# Data shown
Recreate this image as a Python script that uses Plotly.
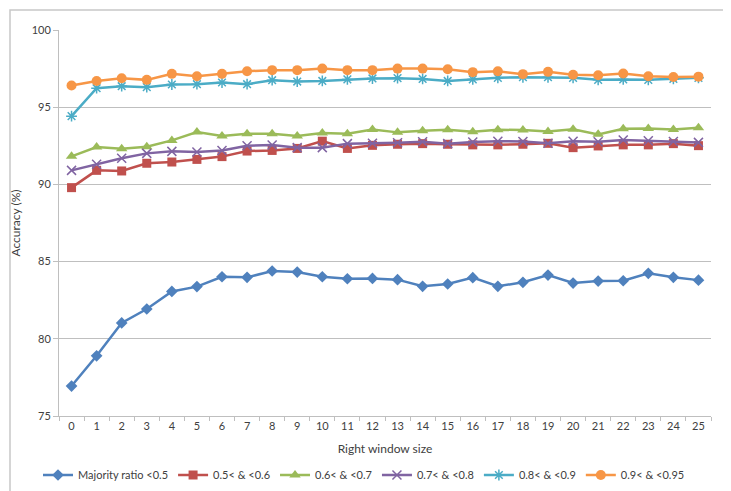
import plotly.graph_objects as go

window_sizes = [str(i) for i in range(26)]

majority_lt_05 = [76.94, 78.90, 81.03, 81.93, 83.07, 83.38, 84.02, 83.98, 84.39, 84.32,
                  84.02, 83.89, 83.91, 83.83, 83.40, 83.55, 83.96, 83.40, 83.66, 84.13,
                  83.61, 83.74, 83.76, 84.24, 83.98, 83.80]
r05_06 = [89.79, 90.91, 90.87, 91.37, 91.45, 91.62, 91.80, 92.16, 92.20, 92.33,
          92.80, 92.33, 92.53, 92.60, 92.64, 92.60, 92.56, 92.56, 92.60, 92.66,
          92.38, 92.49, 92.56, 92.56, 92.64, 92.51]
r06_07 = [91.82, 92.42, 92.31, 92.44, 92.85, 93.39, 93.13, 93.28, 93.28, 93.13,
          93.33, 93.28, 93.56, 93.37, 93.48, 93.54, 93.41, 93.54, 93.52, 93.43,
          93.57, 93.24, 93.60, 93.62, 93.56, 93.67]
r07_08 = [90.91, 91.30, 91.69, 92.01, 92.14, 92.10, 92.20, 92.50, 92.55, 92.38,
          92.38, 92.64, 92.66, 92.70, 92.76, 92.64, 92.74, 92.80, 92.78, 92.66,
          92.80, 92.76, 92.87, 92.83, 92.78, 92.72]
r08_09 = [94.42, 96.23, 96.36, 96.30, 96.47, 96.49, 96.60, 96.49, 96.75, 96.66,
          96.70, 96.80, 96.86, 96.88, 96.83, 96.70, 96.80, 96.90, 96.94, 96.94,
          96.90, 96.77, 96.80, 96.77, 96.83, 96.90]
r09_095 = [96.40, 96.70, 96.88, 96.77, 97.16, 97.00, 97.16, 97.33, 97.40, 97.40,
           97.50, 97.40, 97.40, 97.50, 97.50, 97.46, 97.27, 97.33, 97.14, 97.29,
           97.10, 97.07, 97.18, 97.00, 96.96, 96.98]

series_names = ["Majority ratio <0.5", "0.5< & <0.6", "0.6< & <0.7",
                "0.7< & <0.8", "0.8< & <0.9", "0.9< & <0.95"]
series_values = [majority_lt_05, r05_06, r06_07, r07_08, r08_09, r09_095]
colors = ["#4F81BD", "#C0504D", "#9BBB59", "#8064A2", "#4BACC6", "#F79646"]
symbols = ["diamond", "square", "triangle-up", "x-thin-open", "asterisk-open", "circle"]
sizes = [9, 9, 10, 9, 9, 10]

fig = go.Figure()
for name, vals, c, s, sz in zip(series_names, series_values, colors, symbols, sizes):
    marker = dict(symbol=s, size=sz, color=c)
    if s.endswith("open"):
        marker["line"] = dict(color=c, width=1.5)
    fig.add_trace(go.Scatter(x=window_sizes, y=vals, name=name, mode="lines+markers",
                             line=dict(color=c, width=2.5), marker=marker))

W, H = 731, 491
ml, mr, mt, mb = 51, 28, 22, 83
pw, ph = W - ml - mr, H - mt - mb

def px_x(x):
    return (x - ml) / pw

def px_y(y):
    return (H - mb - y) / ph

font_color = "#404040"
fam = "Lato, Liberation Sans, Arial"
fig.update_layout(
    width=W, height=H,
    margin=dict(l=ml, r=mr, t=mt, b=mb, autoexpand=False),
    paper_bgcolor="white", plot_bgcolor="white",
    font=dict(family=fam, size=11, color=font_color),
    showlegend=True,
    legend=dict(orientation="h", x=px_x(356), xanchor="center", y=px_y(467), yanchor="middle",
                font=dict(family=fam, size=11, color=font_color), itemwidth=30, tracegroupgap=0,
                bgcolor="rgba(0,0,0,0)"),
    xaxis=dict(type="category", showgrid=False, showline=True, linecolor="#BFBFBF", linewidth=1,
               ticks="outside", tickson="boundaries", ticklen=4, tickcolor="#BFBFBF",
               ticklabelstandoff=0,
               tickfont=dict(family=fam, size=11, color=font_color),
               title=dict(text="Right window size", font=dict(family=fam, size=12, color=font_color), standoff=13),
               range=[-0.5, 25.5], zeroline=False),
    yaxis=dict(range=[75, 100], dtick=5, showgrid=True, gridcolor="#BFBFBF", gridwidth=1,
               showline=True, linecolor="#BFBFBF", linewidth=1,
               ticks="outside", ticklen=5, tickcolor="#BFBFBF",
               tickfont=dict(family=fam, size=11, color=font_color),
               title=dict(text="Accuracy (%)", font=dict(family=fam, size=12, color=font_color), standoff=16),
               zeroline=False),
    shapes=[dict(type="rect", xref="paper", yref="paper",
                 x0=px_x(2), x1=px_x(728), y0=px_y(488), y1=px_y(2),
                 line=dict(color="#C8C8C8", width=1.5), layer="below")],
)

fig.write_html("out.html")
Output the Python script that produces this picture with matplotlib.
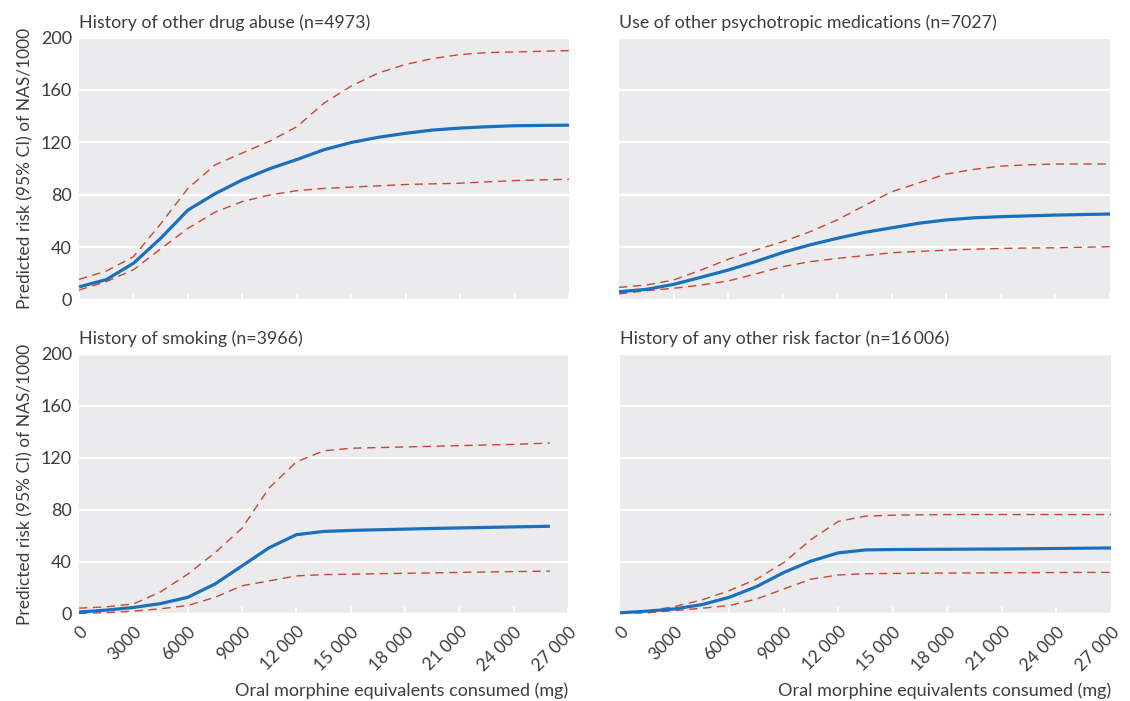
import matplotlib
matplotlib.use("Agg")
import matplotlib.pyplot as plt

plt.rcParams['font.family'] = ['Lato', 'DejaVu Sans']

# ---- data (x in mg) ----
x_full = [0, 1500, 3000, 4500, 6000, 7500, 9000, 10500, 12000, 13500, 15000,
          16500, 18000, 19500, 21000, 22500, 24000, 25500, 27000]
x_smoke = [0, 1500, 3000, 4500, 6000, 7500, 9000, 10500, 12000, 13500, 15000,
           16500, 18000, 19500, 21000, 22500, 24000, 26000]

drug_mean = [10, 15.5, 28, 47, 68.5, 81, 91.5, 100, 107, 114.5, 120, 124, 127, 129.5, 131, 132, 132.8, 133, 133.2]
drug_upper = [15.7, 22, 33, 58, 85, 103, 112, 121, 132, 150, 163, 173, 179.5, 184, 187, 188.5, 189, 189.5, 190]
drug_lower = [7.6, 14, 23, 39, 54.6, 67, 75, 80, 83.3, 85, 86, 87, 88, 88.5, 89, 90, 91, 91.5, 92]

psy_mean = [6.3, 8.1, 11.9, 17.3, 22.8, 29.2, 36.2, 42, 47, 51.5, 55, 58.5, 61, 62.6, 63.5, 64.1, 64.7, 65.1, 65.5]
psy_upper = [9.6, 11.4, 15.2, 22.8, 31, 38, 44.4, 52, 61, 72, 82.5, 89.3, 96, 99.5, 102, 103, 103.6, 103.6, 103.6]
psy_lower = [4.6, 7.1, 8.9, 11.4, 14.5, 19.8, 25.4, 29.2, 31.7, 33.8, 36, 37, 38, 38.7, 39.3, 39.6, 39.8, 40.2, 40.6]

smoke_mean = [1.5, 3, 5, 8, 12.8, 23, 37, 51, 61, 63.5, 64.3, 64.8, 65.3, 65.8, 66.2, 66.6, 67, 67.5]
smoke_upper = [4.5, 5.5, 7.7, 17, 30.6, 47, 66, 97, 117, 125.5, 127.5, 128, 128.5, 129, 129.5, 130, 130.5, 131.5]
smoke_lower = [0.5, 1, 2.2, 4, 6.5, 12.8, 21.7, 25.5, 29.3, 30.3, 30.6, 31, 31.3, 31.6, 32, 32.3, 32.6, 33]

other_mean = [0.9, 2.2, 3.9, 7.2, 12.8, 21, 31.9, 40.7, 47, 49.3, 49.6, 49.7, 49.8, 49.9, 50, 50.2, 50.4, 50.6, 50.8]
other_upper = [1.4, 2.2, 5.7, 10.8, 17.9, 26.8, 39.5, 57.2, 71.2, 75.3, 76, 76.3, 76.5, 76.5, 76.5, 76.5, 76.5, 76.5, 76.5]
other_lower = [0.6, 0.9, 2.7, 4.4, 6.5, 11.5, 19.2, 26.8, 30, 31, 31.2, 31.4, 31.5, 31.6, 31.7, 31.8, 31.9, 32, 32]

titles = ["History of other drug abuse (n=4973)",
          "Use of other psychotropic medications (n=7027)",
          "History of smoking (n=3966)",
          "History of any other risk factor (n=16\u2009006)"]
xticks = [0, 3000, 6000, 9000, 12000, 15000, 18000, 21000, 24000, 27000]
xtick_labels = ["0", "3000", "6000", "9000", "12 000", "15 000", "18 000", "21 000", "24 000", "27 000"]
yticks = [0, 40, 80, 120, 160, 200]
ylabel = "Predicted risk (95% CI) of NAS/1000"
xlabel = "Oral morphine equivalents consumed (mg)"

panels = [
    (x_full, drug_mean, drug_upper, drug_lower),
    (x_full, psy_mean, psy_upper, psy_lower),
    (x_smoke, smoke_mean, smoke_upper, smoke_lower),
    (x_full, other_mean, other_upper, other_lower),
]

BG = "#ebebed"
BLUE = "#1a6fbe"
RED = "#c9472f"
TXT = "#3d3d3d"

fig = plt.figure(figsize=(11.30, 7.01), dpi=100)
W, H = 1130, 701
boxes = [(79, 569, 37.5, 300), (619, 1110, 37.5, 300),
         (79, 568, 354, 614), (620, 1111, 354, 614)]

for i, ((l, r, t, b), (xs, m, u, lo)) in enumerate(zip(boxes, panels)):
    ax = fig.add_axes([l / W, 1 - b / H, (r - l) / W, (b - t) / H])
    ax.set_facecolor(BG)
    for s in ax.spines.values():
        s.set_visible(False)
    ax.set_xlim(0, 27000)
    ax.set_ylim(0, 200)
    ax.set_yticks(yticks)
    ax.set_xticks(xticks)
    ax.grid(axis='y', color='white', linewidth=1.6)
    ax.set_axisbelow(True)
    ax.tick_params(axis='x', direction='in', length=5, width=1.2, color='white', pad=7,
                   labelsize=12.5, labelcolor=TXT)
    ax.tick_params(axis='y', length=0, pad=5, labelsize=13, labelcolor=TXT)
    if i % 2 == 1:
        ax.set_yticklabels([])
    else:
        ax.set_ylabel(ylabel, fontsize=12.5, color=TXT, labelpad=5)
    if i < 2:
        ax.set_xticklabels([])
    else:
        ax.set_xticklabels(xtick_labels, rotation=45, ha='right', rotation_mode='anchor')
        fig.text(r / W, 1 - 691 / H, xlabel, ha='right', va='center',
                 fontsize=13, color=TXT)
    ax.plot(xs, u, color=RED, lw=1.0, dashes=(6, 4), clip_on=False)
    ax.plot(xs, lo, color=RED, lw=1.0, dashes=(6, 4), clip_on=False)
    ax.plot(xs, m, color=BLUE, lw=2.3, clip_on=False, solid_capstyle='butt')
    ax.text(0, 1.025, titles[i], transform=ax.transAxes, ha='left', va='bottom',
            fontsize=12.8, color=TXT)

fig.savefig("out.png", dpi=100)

# Directions
Return exactly what appears from the opening line of the material through the line with "window_sizes = [str(i) for i in range(26)]", apart from the pictures.

# Finished task
Recreate this image as a Python script that uses Plotly.
import plotly.graph_objects as go

window_sizes = [str(i) for i in range(26)]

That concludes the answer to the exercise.